"Annette Stevens talks about what her family turned."
A fifth-generation potter, Otto Brown (1899-1980) was a true journeyman potter. The son of Georgia potter James Osborne Brown, Otto turned pots in Alabama, Georgia, and both Carolinas, often with his other brothers Javan, Davis, William, Charles, and Rufus.
Otto worked for a time with Davis and Javan at their Brown Pottery in Arden, North Carolina. Established in 1923, Davis's grandsons, Charles and Robert, still operate the pottery today.
Otto's wife Emmaeus Averett was also a member of an old Georgia pottery family. She accompanied Otto throughout the south. After working in Alabama and North Carolina, Otto turned for the Hewells in Georgia and the Baynhams in North Augusta. Along with their son, Jimmy, Otto and Emmaeus then settled in Bethune, South Carolina.

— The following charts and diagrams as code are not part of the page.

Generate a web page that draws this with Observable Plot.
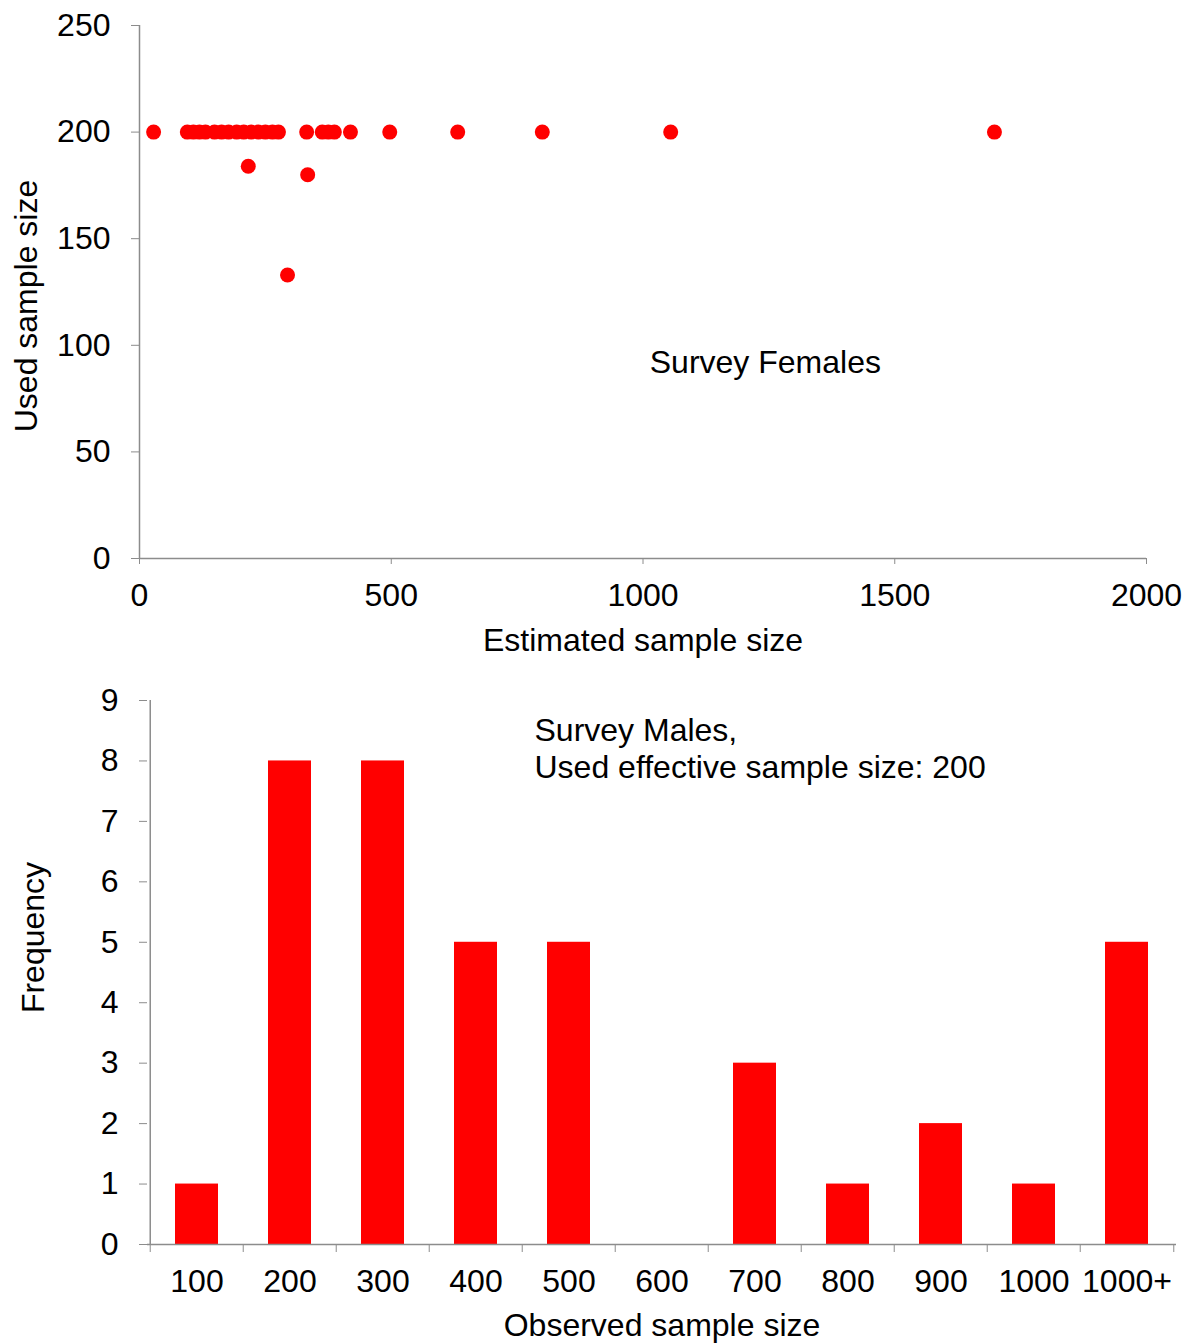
<!DOCTYPE html>
<html>
<head>
<meta charset="utf-8">
<script src="https://cdn.jsdelivr.net/npm/d3@7"></script>
<script src="https://cdn.jsdelivr.net/npm/@observablehq/plot@0.6"></script>
<style>
  html, body { margin: 0; padding: 0; background: #ffffff; }
  #chart { width: 1188px; }
  #chart svg { display: block; }
</style>
</head>
<body>
<div id="chart"></div>
<script>
// ---- Top panel: Survey Females (scatter) ----
const femalesEstimated = [28, 95, 107, 119, 131, 149, 163, 177, 193, 207, 222, 236, 250, 264, 276,
                          332, 363, 375, 387, 419, 497, 632, 800, 1055, 1698, 216, 334, 294];
const femalesUsed      = [200, 200, 200, 200, 200, 200, 200, 200, 200, 200, 200, 200, 200, 200, 200,
                          200, 200, 200, 200, 200, 200, 200, 200, 200, 200, 184, 180, 133];
const topXTicks = [0, 500, 1000, 1500, 2000];
const topYTicks = [0, 50, 100, 150, 200, 250];
const topLabelX = "Estimated sample size";
const topLabelY = "Used sample size";
const topNote = "Survey Females";
const topNoteX = [1243];
const topNoteY = [92];

// ---- Bottom panel: Survey Males (histogram) ----
const maleBins = ["100", "200", "300", "400", "500", "600", "700", "800", "900", "1000", "1000+"];
const maleFreq = [1, 8, 8, 5, 5, 0, 3, 1, 2, 1, 5];
const bottomYTicks = [0, 1, 2, 3, 4, 5, 6, 7, 8, 9];
const bottomLabelX = "Observed sample size";
const bottomLabelY = "Frequency";
const bottomNote1 = "Survey Males,";
const bottomNote2 = "Used effective sample size: 200";

const RED = "#ff0000";
const AXIS = "#8c8c8c";
const FONT = "'Liberation Sans', Arial, sans-serif";
const FS = 32;

const females = femalesEstimated.map((x, i) => ({x, y: femalesUsed[i]}));
const males = maleBins.map((b, i) => ({bin: b, n: maleFreq[i]}));

const topChart = Plot.plot({
  width: 1188, height: 665,
  marginLeft: 139, marginRight: 42, marginTop: 25, marginBottom: 107,
  style: {fontFamily: FONT, fontSize: FS + "px", color: "#000", background: "#fff", overflow: "visible"},
  x: {domain: [0, 2000]},
  y: {domain: [0, 250]},
  marks: [
    Plot.ruleX([0], {stroke: AXIS, strokeWidth: 1.5}),
    Plot.ruleY([0], {stroke: AXIS, strokeWidth: 1.5}),
    Plot.axisX({ticks: topXTicks, tickSize: 6, tickPadding: 19, stroke: AXIS, tickFormat: d => String(d), label: null, fontSize: FS}),
    Plot.axisY({ticks: topYTicks, tickSize: 8, tickPadding: 21, stroke: AXIS, tickFormat: d => String(d), label: null, fontSize: FS}),
    Plot.dot(females, {x: "x", y: "y", r: 7.5, fill: RED, stroke: "none"}),
    Plot.text([topNote], {x: () => topNoteX[0], y: () => topNoteY[0], text: d => d, fontSize: FS, fill: "#000"}),
    Plot.text([topLabelX], {frameAnchor: "bottom", text: d => d, lineAnchor: "middle", dy: 82, fontSize: FS, fill: "#000"}),
    Plot.text([topLabelY], {frameAnchor: "left", text: d => d, textAnchor: "middle", lineAnchor: "middle", rotate: -90, dx: -113, dy: 14, fontSize: FS, fill: "#000"})
  ]
});

const step = (1188 - 12 - 147) / maleBins.length;

const bottomChart = Plot.plot({
  width: 1188, height: 678,
  marginLeft: 147, marginRight: 12, marginTop: 35, marginBottom: 99,
  style: {fontFamily: FONT, fontSize: FS + "px", color: "#000", background: "#fff", overflow: "visible"},
  x: {type: "band", domain: maleBins, paddingInner: 0.54, paddingOuter: 0.27, align: 0.5},
  y: {domain: [0, 9]},
  marks: [
    Plot.barY(males, {x: "bin", y: "n", fill: RED}),
    Plot.ruleY([0], {stroke: AXIS, strokeWidth: 1.5}),
    Plot.ruleX([maleBins[0]], {dx: -step / 2, stroke: AXIS, strokeWidth: 1.5}),
    Plot.axisX({ticks: maleBins, tickSize: 8, tickFormat: () => "", dx: -step / 2, stroke: AXIS, label: null}),
    Plot.axisX({ticks: [maleBins[maleBins.length - 1]], tickSize: 8, tickFormat: () => "", dx: step / 2, stroke: AXIS, label: null}),
    Plot.axisX({ticks: maleBins, tickSize: 0, tickPadding: 25, label: null, fontSize: FS}),
    Plot.axisY({ticks: bottomYTicks, tickSize: 8, tickPadding: 21, stroke: AXIS, label: null, fontSize: FS}),
    Plot.text([bottomNote1], {frameAnchor: "top-left", text: d => d, textAnchor: "start", lineAnchor: "middle", dx: 387, dy: 30, fontSize: FS, fill: "#000"}),
    Plot.text([bottomNote2], {frameAnchor: "top-left", text: d => d, textAnchor: "start", lineAnchor: "middle", dx: 387, dy: 67, fontSize: FS, fill: "#000"}),
    Plot.text([bottomLabelX], {frameAnchor: "bottom", text: d => d, lineAnchor: "middle", dy: 81, fontSize: FS, fill: "#000"}),
    Plot.text([bottomLabelY], {frameAnchor: "left", text: d => d, textAnchor: "middle", lineAnchor: "middle", rotate: -90, dx: -114, dy: -35, fontSize: FS, fill: "#000"})
  ]
});

document.getElementById("chart").append(topChart, bottomChart);
</script>
</body>
</html>
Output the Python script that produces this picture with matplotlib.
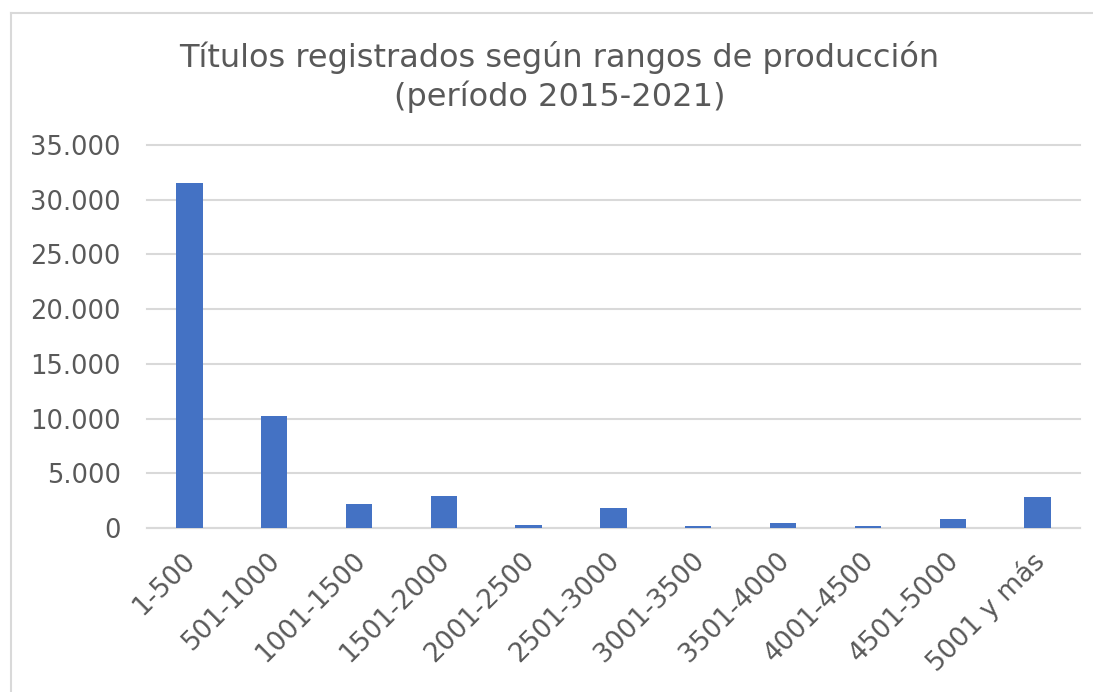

Otto and Jimmy worked for several years at Bethune Pottery, turning a variety of unglazed ware and glazed rabbit bowls and crocks. In 1962, Otto and Jimmy moved across the nearby Lynches River and opened Brown Pottery. Bethune Pottery continued to produce unglazed pottery, but soon focused soley on selling clay and producing concrete gardenware.
Brown Pottery produced primarily unglazed flower pots, strawberry jars, Rebekah pitchers, and a variety of planters. Unfortunately, by 1981 both Jimmy and Otto had passed away and Brown’s Pottery closed.
Today, nearby Bethune Pottery continues to supply potters throughout the region with local Lynches River clay is a leading supplier of concrete garden ware. In 2003, Jimmy's widow, Frances Brown Thompson, donated his pottery wheel and several pot lifters to McKissick Museum.